Abschließend berichtete Zalay über die wirtschaftliche Lage und Abwanderung junger Fachkräfte nach Deutschland. So sei inzwischen die Fluktuation in seinem Unternehmen auf einem Rekordtief angelangt. Szalonna stimmte zu, die jungen Leute würden auswandern, aber sie kämen wieder zurück in die Heimat. Es gebe mittlerweile ein gutes Arbeitsangebot mit ansprechender Bezahlung und sie könnten dabei sogar in ihrer eigenen kulturellen Umgebung bleiben. Dort bekämen sie viele Bildungsmöglichkeiten, ihr Wissen würden sie aber vermehrt zurück nach Ungarn bringen, um ihre Familienplanung hier anzugehen. Bauer ergänzte, so werde die Sprachkenntnis heutzutage nicht zu einer Gefahr, sondern zu einem Positivum. Die Zeiten seien vorbei, in denen jeder in den Westen gehen wollte.
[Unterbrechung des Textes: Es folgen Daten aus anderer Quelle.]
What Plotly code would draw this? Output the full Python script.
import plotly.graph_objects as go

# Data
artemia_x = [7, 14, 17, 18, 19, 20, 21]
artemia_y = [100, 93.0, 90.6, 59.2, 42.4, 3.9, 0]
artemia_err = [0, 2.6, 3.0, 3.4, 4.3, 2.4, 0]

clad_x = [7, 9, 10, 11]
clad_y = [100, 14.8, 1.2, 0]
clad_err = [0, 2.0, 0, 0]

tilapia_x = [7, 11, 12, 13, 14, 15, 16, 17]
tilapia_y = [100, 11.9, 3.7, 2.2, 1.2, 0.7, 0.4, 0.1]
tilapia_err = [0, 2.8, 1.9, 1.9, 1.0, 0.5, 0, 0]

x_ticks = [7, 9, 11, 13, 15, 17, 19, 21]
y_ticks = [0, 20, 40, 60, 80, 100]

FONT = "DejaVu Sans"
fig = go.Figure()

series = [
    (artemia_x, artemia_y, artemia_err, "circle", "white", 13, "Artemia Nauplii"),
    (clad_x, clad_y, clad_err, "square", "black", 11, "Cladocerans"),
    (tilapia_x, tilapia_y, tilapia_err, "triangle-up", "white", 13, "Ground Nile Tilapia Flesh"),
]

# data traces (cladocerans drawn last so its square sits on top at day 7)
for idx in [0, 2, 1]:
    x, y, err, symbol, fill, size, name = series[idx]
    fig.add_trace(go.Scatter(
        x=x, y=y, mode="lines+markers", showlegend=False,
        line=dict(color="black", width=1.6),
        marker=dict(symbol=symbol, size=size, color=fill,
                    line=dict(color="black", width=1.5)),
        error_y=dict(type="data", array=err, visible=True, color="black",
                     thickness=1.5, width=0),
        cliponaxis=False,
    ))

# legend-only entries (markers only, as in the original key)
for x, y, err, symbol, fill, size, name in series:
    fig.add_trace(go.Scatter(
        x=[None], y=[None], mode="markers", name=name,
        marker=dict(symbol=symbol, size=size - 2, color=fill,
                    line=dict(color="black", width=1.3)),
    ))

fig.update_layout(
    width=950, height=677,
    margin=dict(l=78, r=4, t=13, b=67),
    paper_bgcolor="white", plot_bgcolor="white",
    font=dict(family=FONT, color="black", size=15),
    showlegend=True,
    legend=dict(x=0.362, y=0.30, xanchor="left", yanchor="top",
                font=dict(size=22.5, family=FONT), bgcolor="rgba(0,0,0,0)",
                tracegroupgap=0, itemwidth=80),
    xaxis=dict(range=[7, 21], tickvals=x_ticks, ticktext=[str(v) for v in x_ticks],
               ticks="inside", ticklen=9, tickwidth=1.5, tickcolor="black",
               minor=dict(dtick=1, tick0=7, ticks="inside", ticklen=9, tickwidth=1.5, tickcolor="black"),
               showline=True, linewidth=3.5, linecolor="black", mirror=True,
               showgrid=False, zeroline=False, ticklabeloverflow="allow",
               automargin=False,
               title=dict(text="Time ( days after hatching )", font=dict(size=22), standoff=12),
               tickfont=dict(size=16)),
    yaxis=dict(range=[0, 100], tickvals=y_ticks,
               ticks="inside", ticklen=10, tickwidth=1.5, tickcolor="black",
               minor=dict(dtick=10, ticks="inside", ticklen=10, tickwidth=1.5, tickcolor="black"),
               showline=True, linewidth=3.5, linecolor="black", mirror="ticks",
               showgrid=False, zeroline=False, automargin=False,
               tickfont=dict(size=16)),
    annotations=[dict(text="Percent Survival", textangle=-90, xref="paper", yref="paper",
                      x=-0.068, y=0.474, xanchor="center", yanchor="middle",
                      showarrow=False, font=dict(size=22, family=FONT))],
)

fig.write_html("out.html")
Die jungen Leute bauten ihr eigenes Land nun selbst auf und Ungarn stehe eine vielversprechende Zukunft bevor.

An die Diskussion schloss sich eine angeregte Publikumsfragerunde an, in der zahlreiche Wortmeldungen an die Podiumsgäste gereicht wurden. Besonderes Interesse zeigten die Besucher an der Verbesserung des deutschen Ungarnbildes, welches mittlerweile, auch für die Ungarn hör- und spürbar, deutlich gelitten hat. Auch für die Gründe dieser negativen Meinung zeigten sie sich sehr interessiert. Allen Diskutanten war spürbar gemein, dass die deutsch-ungarische Freundschaft eine deutliche Herzensangelegenheit für sie darstellte. Der Abend klang in angeregten Unterhaltungen aus.